Мешали мне соседи. Один, как потом оказалось – охотник, предсказывал баллы, которые выкинут судьи. Он торопился, чтобы кто-нибудь другой не опередил его. Другие шутили, и часто получалось грубо:

– Вот пара – как швейцарские часы открутили!

Это после выступления швейцарцев.

Или:

– У них пять ног на двоих!

– Ну, такой бабе только штангу поднимать!

Это говорилось без злобы или злорадства – так просто.

Я знаю, красота, особенно если смотреть на нее не в одиночестве, вызывает в нас желание ее принизить. Быть может, нам делается заметна собственная некрасивость, наша далекость от искусства, и мы острим, снимая этим душевную обиду. Или же показываем знание закулисной стороны зрелища. И такой знаток тоже был. Он объяснял нам названия отдельных движений и как они влияют на формирование костей в детском возрасте.

Он объяснял про кости и тогда, когда одна девушка из Западной Германии с таким озорством и лукавством станцевала русский танец, что мы даже захлопали.

Девушка танцевала на бис, очень устала. И вообще многие уставали, вероятно, так глубоко, как устают птицы над океаном. Девушки опускались на скамейку, как перелетные птицы на мачту встречного судна. И коньки им торопливо отстегивали мамы, тренеры или, может быть, влюбленные.

О том, кто с кем из выступающих живет, тоже высказывались предположения. И я вдруг подумал, что должен остановить товарищей, что они убивают своей пошлостью не только красоту, но себя в первую очередь обворовывают. Однако смешно было говорить такие прописные, старчески брюзгливые истины интеллигентным людям с высшим образованием. И как будто я сам никогда не острил глупо, когда красота стесняла мне душу!

За ужином немного выпили, чтобы закрепить знакомство. Я не должен был пить, но боялся обратить на себя внимание. От водки сразу сдавило виски.

Руководитель семинара сказал о распорядке первого рабочего дня.

– Каждый день будет у нас иметь сюжет, – сказал руководитель. – Как у спортивных пар. У них есть сюжет. Женщина там как бы уплывает, но опять возвращается. И у нас каждый день будет иметь начало, середину и конец…

На тему о том, что женщина уплывает, но опять возвращается, рассказали несколько анекдотов.

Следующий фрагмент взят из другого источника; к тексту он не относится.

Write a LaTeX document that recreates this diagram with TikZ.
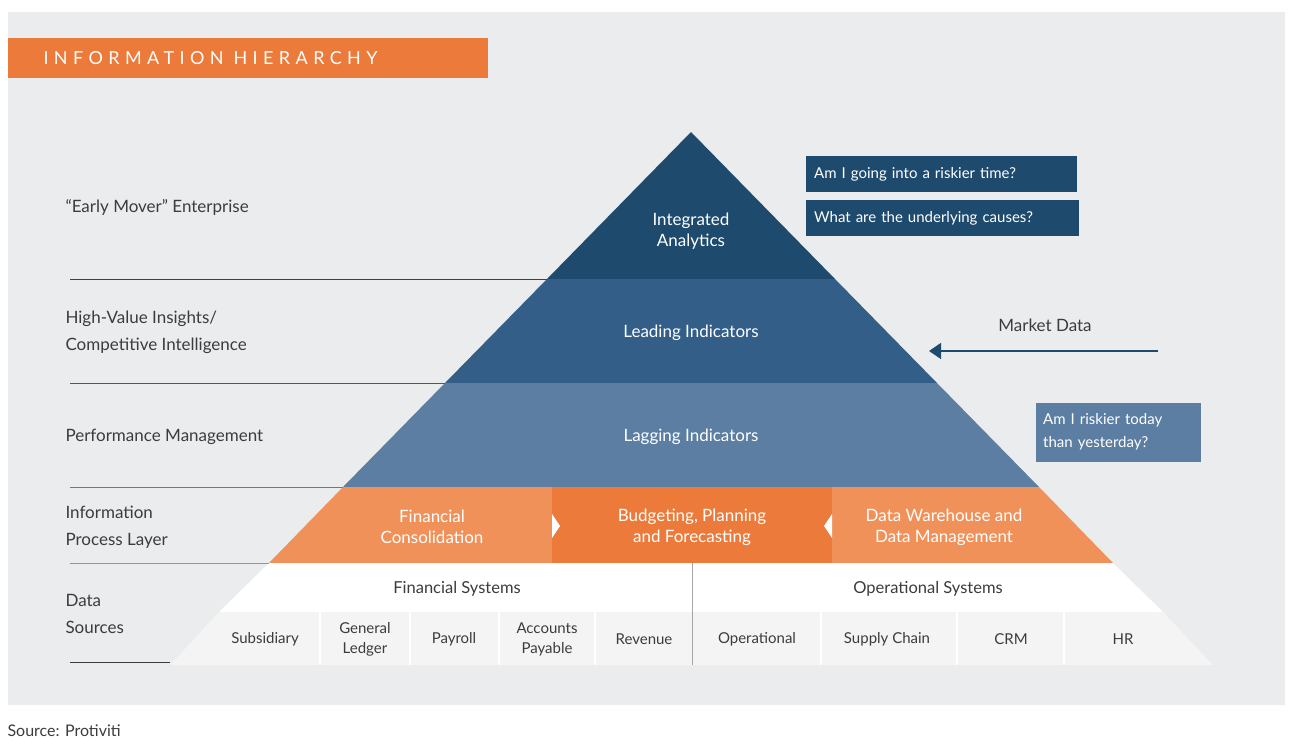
\documentclass[tikz,border=0pt]{standalone}
\usepackage{fontspec}
\setmainfont{Lato}
\usetikzlibrary{positioning,arrows.meta,calc}
\definecolor{bgGray}{RGB}{235, 236, 237}
\definecolor{navyTop}{RGB}{30, 74, 110}
\definecolor{navyMid}{RGB}{50, 94, 136}
\definecolor{blueLow}{RGB}{92, 126, 162}
\definecolor{orangeLight}{RGB}{240, 145, 90}
\definecolor{orangeDark}{RGB}{236, 122, 59}
\definecolor{rowGray}{RGB}{244, 244, 245}
\definecolor{textGray}{RGB}{60, 60, 60}

\begin{document}
\begin{tikzpicture}[x=1pt, y=-1pt,
        layer/.style={text=white, font=\fontsize{17}{21}\selectfont, align=center},
        sidelabel/.style={anchor=west, text=textGray, font=\fontsize{17}{27}\selectfont, align=left},
        question/.style={fill=navyTop, text=white, font=\fontsize{15}{19}\selectfont, anchor=west, inner sep=0pt, align=left},
        syslabel/.style={text=textGray, font=\fontsize{16.5}{20}\selectfont},
        cell/.style={text=textGray, font=\fontsize{15}{20}\selectfont, align=center},
        sep/.style={line width=1pt}
    ]
        \useasboundingbox (0,0) rectangle (1300,752);
        % Background and title
        \fill[bgGray] (8,12) rectangle (1285,705);
        \fill[orangeDark] (8,38) rectangle (488,78);
        \node[text=white, font=\fontsize{18}{20}\selectfont\addfontfeature{LetterSpace=30}, anchor=west] (title) at (40,58) {INFORMATION HIERARCHY};
        \node[anchor=west, text=textGray, font=\fontsize{16}{20}\selectfont] (source) at (4,731) {Source: Protiviti};
        
        % Pyramid layers
        \fill[navyTop] (691,132) -- (835,279) -- (547,279) -- cycle;
        \fill[navyMid] (547,279) -- (835,279) -- (937,383) -- (445,383) -- cycle;
        \fill[blueLow] (445,383) -- (937,383) -- (1039,487) -- (343,487) -- cycle;
        \fill[orangeLight] (343,487) -- (1039,487) -- (1113,563) -- (269,563) -- cycle;
        \fill[orangeDark] (552,487) rectangle (832,563);
        \fill[white] (552,514) -- (560,526) -- (552,538) -- cycle;
        \fill[white] (832,514) -- (824,526) -- (832,538) -- cycle;
        \fill[white] (269,563) -- (1113,563) -- (1163,612) -- (219,612) -- cycle;
        \fill[rowGray] (219,612) -- (1163,612) -- (1213,665) -- (170,665) -- cycle;
        \draw[gray!70, sep] (692,563) -- (692,665);
        \foreach \xc in {320,410,499,595,821,957,1064}
            \draw[white, line width=1.5pt] (\xc,612) -- (\xc,665);
        
        % Layer texts
        \node[layer] (analytics) at (691,231) {Integrated\\Analytics};
        \node[layer] (leading) at (691,333) {Leading Indicators};
        \node[layer] (lagging) at (691,437) {Lagging Indicators};
        \node[layer] (consolidation) at (432,527) {Financial\\Consolidation};
        \node[layer] (budgeting) at (692,527) {Budgeting, Planning\\and Forecasting};
        \node[layer] (warehouse) at (944,527) {Data Warehouse and\\Data Management};
        \node[syslabel] (finsys) at (457,589) {Financial Systems};
        \node[syslabel] (opsys) at (928,589) {Operational Systems};
        
        % Bottom row cells
        \node[cell] (subsidiary) at (265,639) {Subsidiary};
        \node[cell] (ledger) at (365,639) {General\\Ledger};
        \node[cell] (payroll) at (454,639) {Payroll};
        \node[cell] (payable) at (547,639) {Accounts\\Payable};
        \node[cell] (revenue) at (644,639) {Revenue};
        \node[cell] (operational) at (757,639) {Operational};
        \node[cell] (supply) at (887,639) {Supply Chain};
        \node[cell] (crm) at (1011,639) {CRM};
        \node[cell] (hr) at (1123,639) {HR};
        
        % Side labels and rules
        \node[sidelabel] (mover) at (62,207) {“Early Mover” Enterprise};
        \node[sidelabel] (insights) at (62,332) {High-Value Insights/\\Competitive Intelligence};
        \node[sidelabel] (performance) at (62,437) {Performance Management};
        \node[sidelabel] (process) at (62,527) {Information\\Process Layer};
        \node[sidelabel] (sources) at (62,614) {Data\\Sources};
        \draw[navyTop, sep] (70,279) -- (547,279);
        \draw[navyMid, sep] (70,383) -- (445,383);
        \draw[blueLow, sep] (70,487) -- (343,487);
        \draw[orangeDark, sep] (70,563) -- (269,563);
        \draw[textGray, sep] (70,662) -- (170,662);
        
        % Right-hand notes
        \node[question, minimum width=271pt, minimum height=36pt, text width=255pt, inner xsep=8pt] (riskier) at (806,174) {Am I going into a riskier time?};
        \node[question, minimum width=273pt, minimum height=36pt, text width=257pt, inner xsep=8pt] (causes) at (806,218) {What are the underlying causes?};
        \node[question, fill=blueLow, minimum width=165pt, minimum height=59pt, text width=151pt, inner xsep=7pt, font=\fontsize{15}{23}\selectfont] (today) at (1036,432) {Am I riskier today\\than yesterday?};
        \node[text=textGray, font=\fontsize{17}{20}\selectfont] (market) at (1045,325) {Market Data};
        \coordinate (marketStart) at (1158,351);
        \coordinate (marketEnd) at (929,351);
        \draw[navyTop, line width=1.3pt, -{Triangle[length=12pt, width=16pt]}] (marketStart) -- (marketEnd);
    \end{tikzpicture}
\end{document}
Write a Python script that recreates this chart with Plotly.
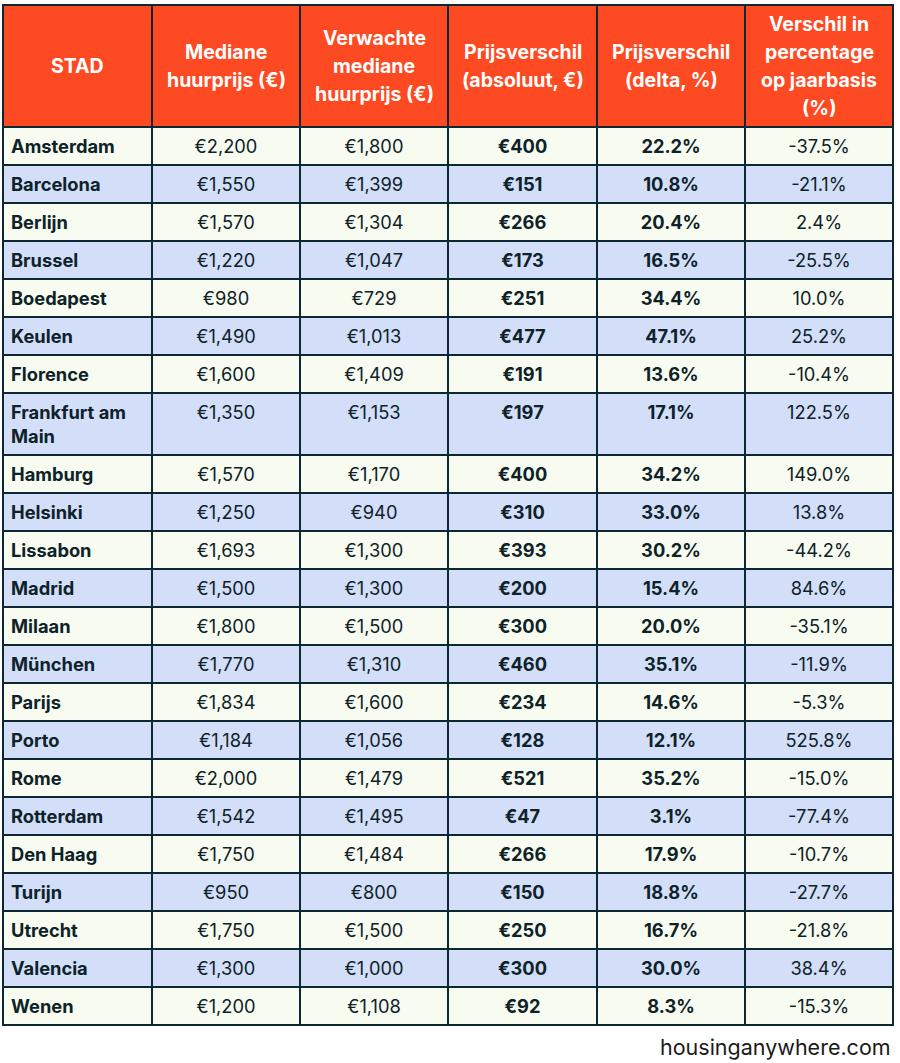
import plotly.graph_objects as go

cities = ["Amsterdam", "Barcelona", "Berlijn", "Brussel", "Boedapest", "Keulen", "Florence",
          "Frankfurt am<br>Main", "Hamburg", "Helsinki", "Lissabon", "Madrid", "Milaan", "München",
          "Parijs", "Porto", "Rome", "Rotterdam", "Den Haag", "Turijn", "Utrecht", "Valencia", "Wenen"]
median_rent = ["€2,200", "€1,550", "€1,570", "€1,220", "€980", "€1,490", "€1,600", "€1,350", "€1,570",
               "€1,250", "€1,693", "€1,500", "€1,800", "€1,770", "€1,834", "€1,184", "€2,000", "€1,542",
               "€1,750", "€950", "€1,750", "€1,300", "€1,200"]
expected_rent = ["€1,800", "€1,399", "€1,304", "€1,047", "€729", "€1,013", "€1,409", "€1,153", "€1,170",
                 "€940", "€1,300", "€1,300", "€1,500", "€1,310", "€1,600", "€1,056", "€1,479", "€1,495",
                 "€1,484", "€800", "€1,500", "€1,000", "€1,108"]
diff_abs = ["€400", "€151", "€266", "€173", "€251", "€477", "€191", "€197", "€400", "€310", "€393",
            "€200", "€300", "€460", "€234", "€128", "€521", "€47", "€266", "€150", "€250", "€300", "€92"]
diff_pct = ["22.2%", "10.8%", "20.4%", "16.5%", "34.4%", "47.1%", "13.6%", "17.1%", "34.2%", "33.0%",
            "30.2%", "15.4%", "20.0%", "35.1%", "14.6%", "12.1%", "35.2%", "3.1%", "17.9%", "18.8%",
            "16.7%", "30.0%", "8.3%"]
yoy_pct = ["-37.5%", "-21.1%", "2.4%", "-25.5%", "10.0%", "25.2%", "-10.4%", "122.5%", "149.0%", "13.8%",
           "-44.2%", "84.6%", "-35.1%", "-11.9%", "-5.3%", "525.8%", "-15.0%", "-77.4%", "-10.7%",
           "-27.7%", "-21.8%", "38.4%", "-15.3%"]
header_lines = [["STAD"],
                ["Mediane", "huurprijs (€)"],
                ["Verwachte", "mediane", "huurprijs (€)"],
                ["Prijsverschil", "(absoluut, €)"],
                ["Prijsverschil", "(delta, %)"],
                ["Verschil in", "percentage", "op jaarbasis", "(%)"]]
source = "housinganywhere.com"

HEADER_BG = "#FD4A22"
ROW_A = "#F8FBEF"
ROW_B = "#D3DEF9"
BORDER = "#0D2833"
TEXT = "#0D2229"
FONT = "Inter, Arial, sans-serif"

W, H = 900, 1063
TABLE_X0, TABLE_X1, TABLE_TOP = 3, 893, 5
HEADER_H = 122
CELL_H = 38
HEADER_LINE_GAP = 28
colwidths = [149, 148, 148, 149, 148, 148]

row_colors = [ROW_A if i % 2 == 0 else ROW_B for i in range(len(cities))]

def bold(lst):
    return ["<b>" + s + "</b>" for s in lst]

def plain(lst):
    return ["<span>" + s + "</span>" for s in lst]

fig = go.Figure(go.Table(
    domain=dict(x=[TABLE_X0 / W, TABLE_X1 / W], y=[0, 1 - TABLE_TOP / H]),
    columnwidth=colwidths,
    header=dict(
        values=["" for _ in header_lines],
        fill_color=HEADER_BG,
        line=dict(color=BORDER, width=2.5),
        align="center",
        font=dict(family=FONT, size=19.5, color="white"),
        height=HEADER_H,
    ),
    cells=dict(
        values=[bold(cities), plain(median_rent), plain(expected_rent), bold(diff_abs), bold(diff_pct),
                plain(yoy_pct)],
        fill_color=[row_colors] * 6,
        line=dict(color=BORDER, width=2.5),
        align=["left", "center", "center", "center", "center", "center"],
        font=dict(family=FONT, size=18.3, color=TEXT),
        height=CELL_H,
    ),
))

# header texts, centred per column and vertically within the header band
total_w = sum(colwidths)
span = TABLE_X1 - TABLE_X0
left = TABLE_X0
header_mid = TABLE_TOP + HEADER_H / 2
for cw, lines in zip(colwidths, header_lines):
    w = span * cw / total_w
    cx = left + w / 2
    n = len(lines)
    for i, line in enumerate(lines):
        cy = header_mid + (i - (n - 1) / 2) * HEADER_LINE_GAP
        fig.add_annotation(text="<b>" + line + "</b>", x=cx / W, y=1 - cy / H, xref="paper", yref="paper",
                           xanchor="center", yanchor="middle", showarrow=False,
                           font=dict(family=FONT, size=19.5, color="white"))
    left += w

fig.add_annotation(text=source, x=TABLE_X1 / W, y=1 - 1047 / H, xref="paper", yref="paper",
                   xanchor="right", yanchor="middle", showarrow=False,
                   font=dict(family=FONT, size=21.5, color="#1A1A1A"))

fig.update_layout(width=W, height=H, margin=dict(l=0, r=0, t=0, b=0), paper_bgcolor="white")
fig.write_html("out.html", config={"displayModeBar": False},
               post_script="document.body.style.margin='0';")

Когда анекдоты исчерпались, перешли на политику. А я молчал и тем обратил на себя внимание.

– Вы осторожный человек! – с понимающим смешком сказал самый молодой. – Конечно, спокойнее помалкивать!

Он хотел сказать, что я трус. Я действительно боюсь паспортисток, домоуправа, дворников, но, мне кажется, в концлагере я бы вел себя достойно.

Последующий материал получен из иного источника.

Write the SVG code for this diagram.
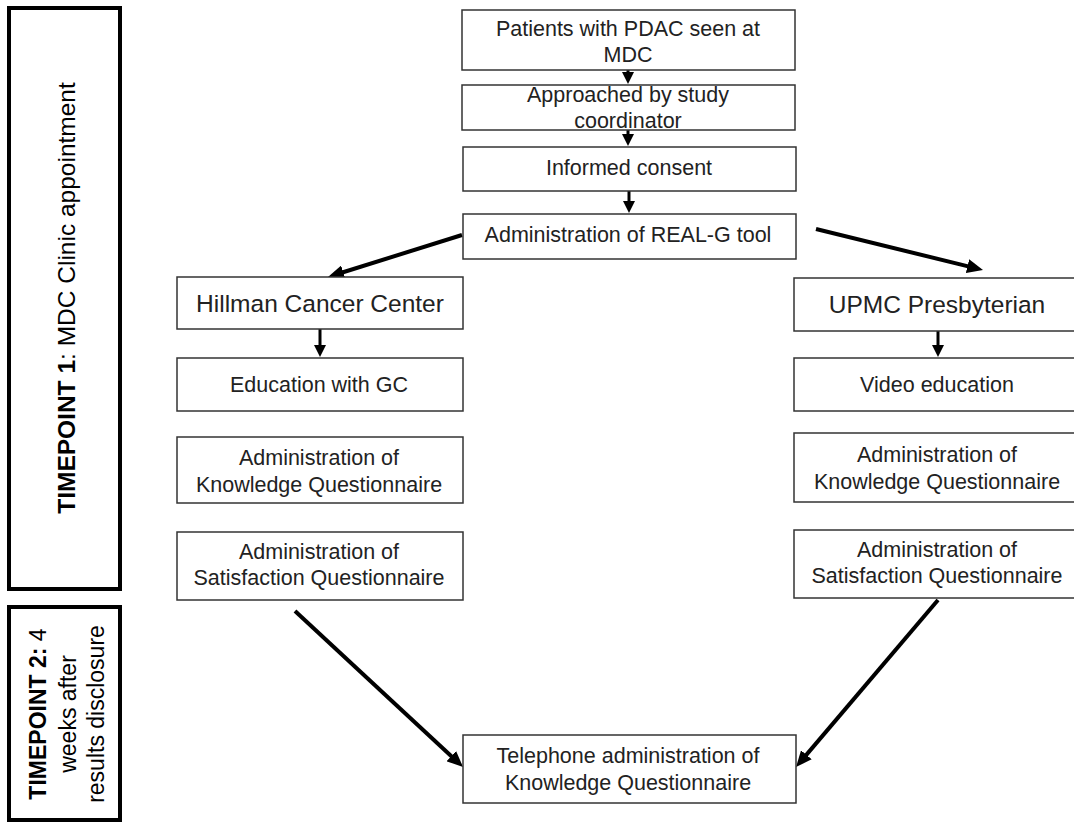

Голова болела ужасно, застолье было невыносимо, и я ушел на воздух.

Дорога только смутно белела, старые ели вздыхали, и слышалась невнятная капель. Мне хотелось сказать: „Мама, возьми меня отсюда!“ Я шептал так несколько десятков лет назад, когда попал в детскую комнату при милиции и мне там крепко всыпали. Стало смешно: я вспомнил, что и мне было любопытно, кто из фигуристов муж и жена и кто нет.

Просто пока я не познакомился с человеком поближе, я вижу в нем собственные недостатки, как через увеличительное стекло. И раздражаюсь. Так было всегда, но теперь, после аварии и травмы, это обострилось. Люди вокруг – отличные специалисты. И через несколько дней я увижу, что пошлость в них наносная, а биографии значительные. И сам я стану нормальным, буду произносить не всегда нужные слова и совершать не всегда нужные поступки. Все станет на места. Нужно немного потерпеть.

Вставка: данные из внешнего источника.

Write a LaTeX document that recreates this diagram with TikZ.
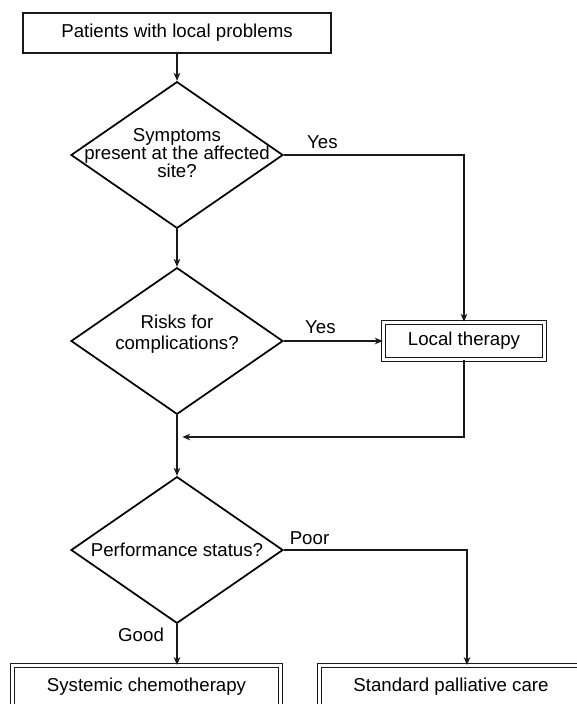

Я тихо шел в ночном лесу, фонари возле дома уже стали не видны. Шорох капели нарастал и говорил о весне, хотя весна должна была наступить еще не скоро. Небо казалось светлее леса – наверное, над тучами взошла луна. И я тихо назвал по имени женщину, с которой когда-то мы гнали по колее котенка. И она пришла. Она всегда приходила, когда я так звал ее. Мы взялись за руки и долго стояли молча, чтобы не тревожить лесную ночь. Да нам и не хотелось говорить.